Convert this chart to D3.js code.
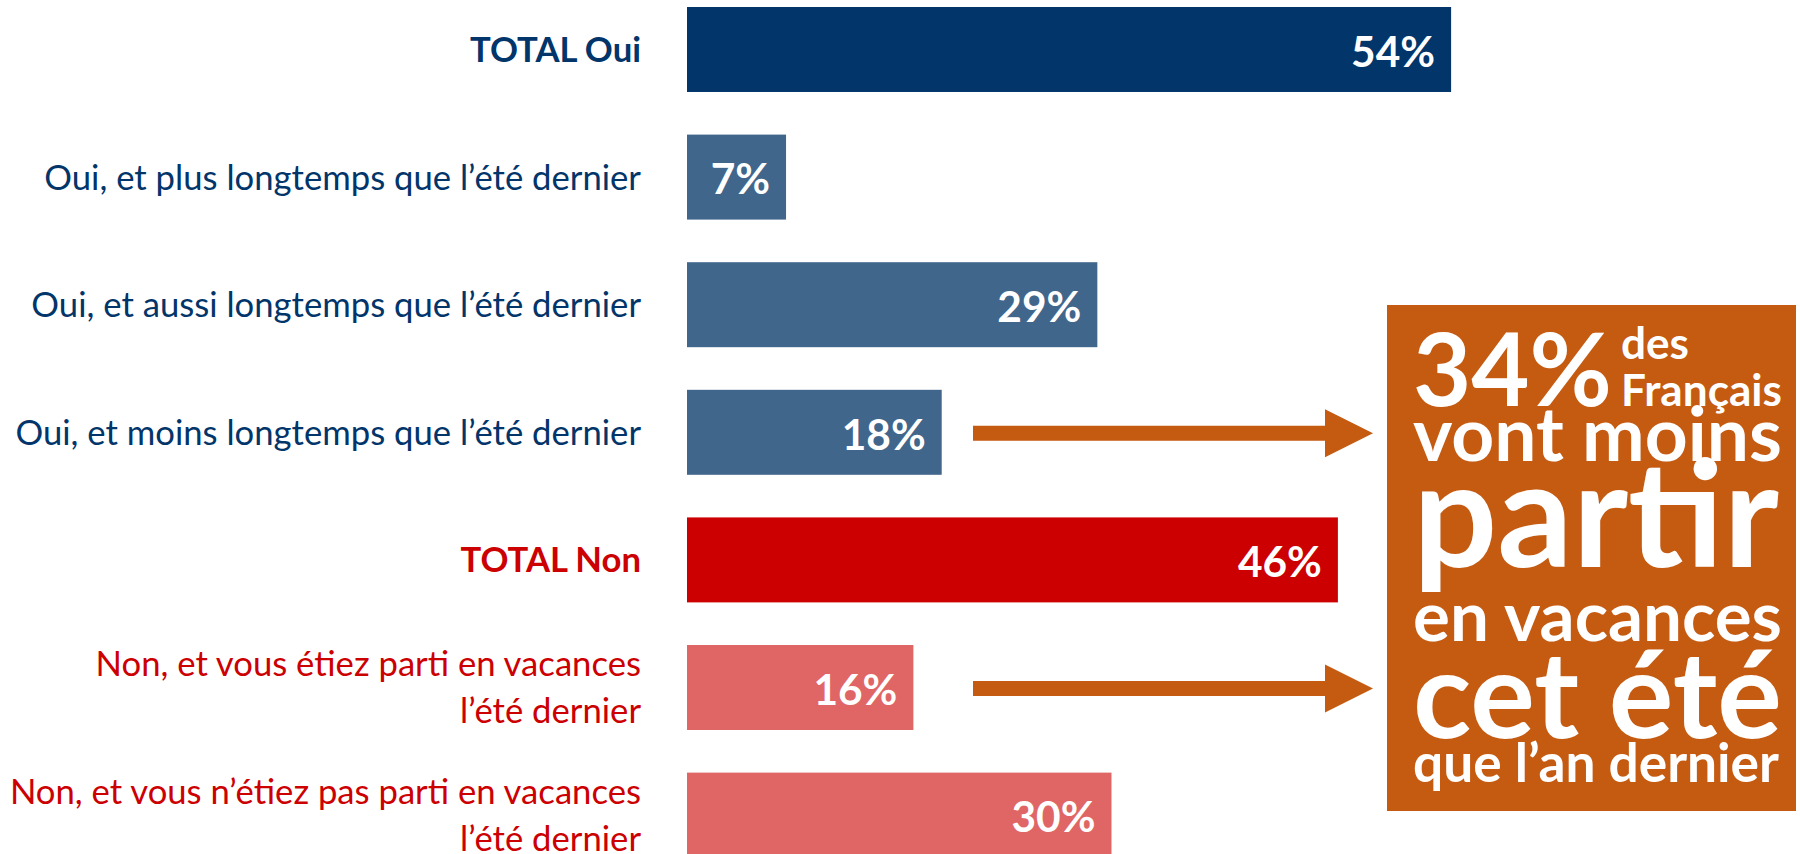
<!DOCTYPE html>
<html>
<head>
<meta charset="utf-8">
<script src="https://cdn.jsdelivr.net/npm/d3@7"></script>
<style>
  html, body { margin: 0; padding: 0; background: #fff; overflow: hidden; }
  svg { display: block; }
</style>
</head>
<body>
<svg id="chart" width="1800" height="854"></svg>
<script>
// ---------------- DATA ----------------
const categories = [
  "TOTAL Oui",
  "Oui, et plus longtemps que l’été dernier",
  "Oui, et aussi longtemps que l’été dernier",
  "Oui, et moins longtemps que l’été dernier",
  "TOTAL Non",
  "Non, et vous étiez parti en vacances\nl’été dernier",
  "Non, et vous n’étiez pas parti en vacances\nl’été dernier"
];
const values = [54, 7, 29, 18, 46, 16, 30];
const groups = ["oui-total", "oui", "oui", "oui", "non-total", "non", "non"];
const arrowFrom = [categories[3], categories[5]];
const calloutLines = ["34%", "des", "Français", "vont moins", "partir", "en vacances", "cet été", "que l’an dernier"];

// ---------------- STYLE ----------------
const barColor = { "oui-total": "#02356A", "oui": "#41668C", "non-total": "#CC0000", "non": "#E06666" };
const labelColor = { "oui-total": "#02356A", "oui": "#02356A", "non-total": "#CC0000", "non": "#CC0000" };
const orange = "#C55A11";
const FONT = "Lato, 'Open Sans', 'DejaVu Sans', sans-serif";

const svg = d3.select("#chart");

const x = d3.scaleLinear().domain([0, 100]).range([687, 687 + 1415]);
const y = d3.scaleBand().domain(categories).range([7, 857.6]).paddingInner(0.334).paddingOuter(0);

// measuring helper
const meas = svg.append("text").attr("font-family", FONT).attr("x", -9999).attr("y", -9999);
function widthAt(str, size, weight) {
  meas.attr("font-size", size).attr("font-weight", weight).text(str);
  return meas.node().getComputedTextLength();
}
function fitSize(str, target, weight) {
  return 100 * target / widthAt(str, 100, weight);
}

// bars
svg.append("g").selectAll("rect").data(categories).join("rect")
  .attr("x", x(0))
  .attr("y", d => y(d))
  .attr("width", (d, i) => x(values[i]) - x(0))
  .attr("height", y.bandwidth())
  .attr("fill", (d, i) => barColor[groups[i]]);

// category labels
const labelSize = fitSize("Oui, et moins longtemps que l’été dernier", 626, 400);
const labelX = 641;
const lg = svg.append("g").attr("font-family", FONT).attr("font-size", labelSize).attr("text-anchor", "end");
categories.forEach((c, i) => {
  const lines = c.split("\n");
  const cy = y(c) + y.bandwidth() / 2;
  const gap = 47;
  const bold = groups[i].endsWith("total");
  const t = lg.append("text")
    .attr("fill", labelColor[groups[i]])
    .attr("font-weight", bold ? 700 : 400);
  lines.forEach((ln, k) => {
    const off = (k - (lines.length - 1) / 2) * gap;
    t.append("tspan").attr("x", labelX).attr("y", cy + off).attr("dy", "0.36em").text(ln);
  });
});

// value labels
const valSize = fitSize("54%", 84, 700);
svg.append("g").attr("font-family", FONT).attr("font-size", valSize).attr("font-weight", 700)
  .attr("fill", "#fff").attr("text-anchor", "end")
  .selectAll("text").data(categories).join("text")
  .attr("x", (d, i) => x(values[i]) - 16)
  .attr("y", d => y(d) + y.bandwidth() / 2 + 2)
  .attr("dy", "0.36em")
  .text((d, i) => values[i] + "%");

// arrows
const ag = svg.append("g").attr("fill", orange);
arrowFrom.forEach(c => {
  const cy = y(c) + y.bandwidth() / 2 + 1;
  const x0 = 973, x1 = 1325, tip = 1373, sh = 7.5, hh = 24;
  ag.append("path").attr("d",
    `M${x0},${cy - sh} L${x1},${cy - sh} L${x1},${cy - hh} L${tip},${cy} L${x1},${cy + hh} L${x1},${cy + sh} L${x0},${cy + sh} Z`);
});

// callout box
svg.append("rect").attr("x", 1387).attr("y", 305).attr("width", 409).attr("height", 506).attr("fill", orange);
const spec = [
  { x: 1413, base: 406, w: 199 },
  { x: 1621, base: 359, w: 68 },
  { x: 1621, base: 406, w: 161 },
  { x: 1413, base: 461, w: 369 },
  { x: 1413, base: 567, w: 366 },
  { x: 1413, base: 641, w: 369 },
  { x: 1413, base: 738, w: 369 },
  { x: 1413, base: 782, w: 366 }
];
const cg = svg.append("g").attr("font-family", FONT).attr("font-weight", 700).attr("fill", "#fff");
calloutLines.forEach((ln, i) => {
  const s = spec[i];
  cg.append("text").attr("x", s.x).attr("y", s.base)
    .attr("font-size", fitSize(ln, s.w, 700)).text(ln);
});
meas.remove();
</script>
</body>
</html>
----------
▶ [Task description]: In the copy, include no pictures; restate the listing above exactly.

▶ [Task solution]:
Convert this chart to D3.js code.
<!DOCTYPE html>
<html>
<head>
<meta charset="utf-8">
<script src="https://cdn.jsdelivr.net/npm/d3@7"></script>
<style>
  html, body { margin: 0; padding: 0; background: #fff; overflow: hidden; }
  svg { display: block; }
</style>
</head>
<body>
<svg id="chart" width="1800" height="854"></svg>
<script>
// ---------------- DATA ----------------
const categories = [
  "TOTAL Oui",
  "Oui, et plus longtemps que l’été dernier",
  "Oui, et aussi longtemps que l’été dernier",
  "Oui, et moins longtemps que l’été dernier",
  "TOTAL Non",
  "Non, et vous étiez parti en vacances\nl’été dernier",
  "Non, et vous n’étiez pas parti en vacances\nl’été dernier"
];
const values = [54, 7, 29, 18, 46, 16, 30];
const groups = ["oui-total", "oui", "oui", "oui", "non-total", "non", "non"];
const arrowFrom = [categories[3], categories[5]];
const calloutLines = ["34%", "des", "Français", "vont moins", "partir", "en vacances", "cet été", "que l’an dernier"];

// ---------------- STYLE ----------------
const barColor = { "oui-total": "#02356A", "oui": "#41668C", "non-total": "#CC0000", "non": "#E06666" };
const labelColor = { "oui-total": "#02356A", "oui": "#02356A", "non-total": "#CC0000", "non": "#CC0000" };
const orange = "#C55A11";
const FONT = "Lato, 'Open Sans', 'DejaVu Sans', sans-serif";

const svg = d3.select("#chart");

const x = d3.scaleLinear().domain([0, 100]).range([687, 687 + 1415]);
const y = d3.scaleBand().domain(categories).range([7, 857.6]).paddingInner(0.334).paddingOuter(0);

// measuring helper
const meas = svg.append("text").attr("font-family", FONT).attr("x", -9999).attr("y", -9999);
function widthAt(str, size, weight) {
  meas.attr("font-size", size).attr("font-weight", weight).text(str);
  return meas.node().getComputedTextLength();
}
function fitSize(str, target, weight) {
  return 100 * target / widthAt(str, 100, weight);
}

// bars
svg.append("g").selectAll("rect").data(categories).join("rect")
  .attr("x", x(0))
  .attr("y", d => y(d))
  .attr("width", (d, i) => x(values[i]) - x(0))
  .attr("height", y.bandwidth())
  .attr("fill", (d, i) => barColor[groups[i]]);

// category labels
const labelSize = fitSize("Oui, et moins longtemps que l’été dernier", 626, 400);
const labelX = 641;
const lg = svg.append("g").attr("font-family", FONT).attr("font-size", labelSize).attr("text-anchor", "end");
categories.forEach((c, i) => {
  const lines = c.split("\n");
  const cy = y(c) + y.bandwidth() / 2;
  const gap = 47;
  const bold = groups[i].endsWith("total");
  const t = lg.append("text")
    .attr("fill", labelColor[groups[i]])
    .attr("font-weight", bold ? 700 : 400);
  lines.forEach((ln, k) => {
    const off = (k - (lines.length - 1) / 2) * gap;
    t.append("tspan").attr("x", labelX).attr("y", cy + off).attr("dy", "0.36em").text(ln);
  });
});

// value labels
const valSize = fitSize("54%", 84, 700);
svg.append("g").attr("font-family", FONT).attr("font-size", valSize).attr("font-weight", 700)
  .attr("fill", "#fff").attr("text-anchor", "end")
  .selectAll("text").data(categories).join("text")
  .attr("x", (d, i) => x(values[i]) - 16)
  .attr("y", d => y(d) + y.bandwidth() / 2 + 2)
  .attr("dy", "0.36em")
  .text((d, i) => values[i] + "%");

// arrows
const ag = svg.append("g").attr("fill", orange);
arrowFrom.forEach(c => {
  const cy = y(c) + y.bandwidth() / 2 + 1;
  const x0 = 973, x1 = 1325, tip = 1373, sh = 7.5, hh = 24;
  ag.append("path").attr("d",
    `M${x0},${cy - sh} L${x1},${cy - sh} L${x1},${cy - hh} L${tip},${cy} L${x1},${cy + hh} L${x1},${cy + sh} L${x0},${cy + sh} Z`);
});

// callout box
svg.append("rect").attr("x", 1387).attr("y", 305).attr("width", 409).attr("height", 506).attr("fill", orange);
const spec = [
  { x: 1413, base: 406, w: 199 },
  { x: 1621, base: 359, w: 68 },
  { x: 1621, base: 406, w: 161 },
  { x: 1413, base: 461, w: 369 },
  { x: 1413, base: 567, w: 366 },
  { x: 1413, base: 641, w: 369 },
  { x: 1413, base: 738, w: 369 },
  { x: 1413, base: 782, w: 366 }
];
const cg = svg.append("g").attr("font-family", FONT).attr("font-weight", 700).attr("fill", "#fff");
calloutLines.forEach((ln, i) => {
  const s = spec[i];
  cg.append("text").attr("x", s.x).attr("y", s.base)
    .attr("font-size", fitSize(ln, s.w, 700)).text(ln);
});
meas.remove();
</script>
</body>
</html>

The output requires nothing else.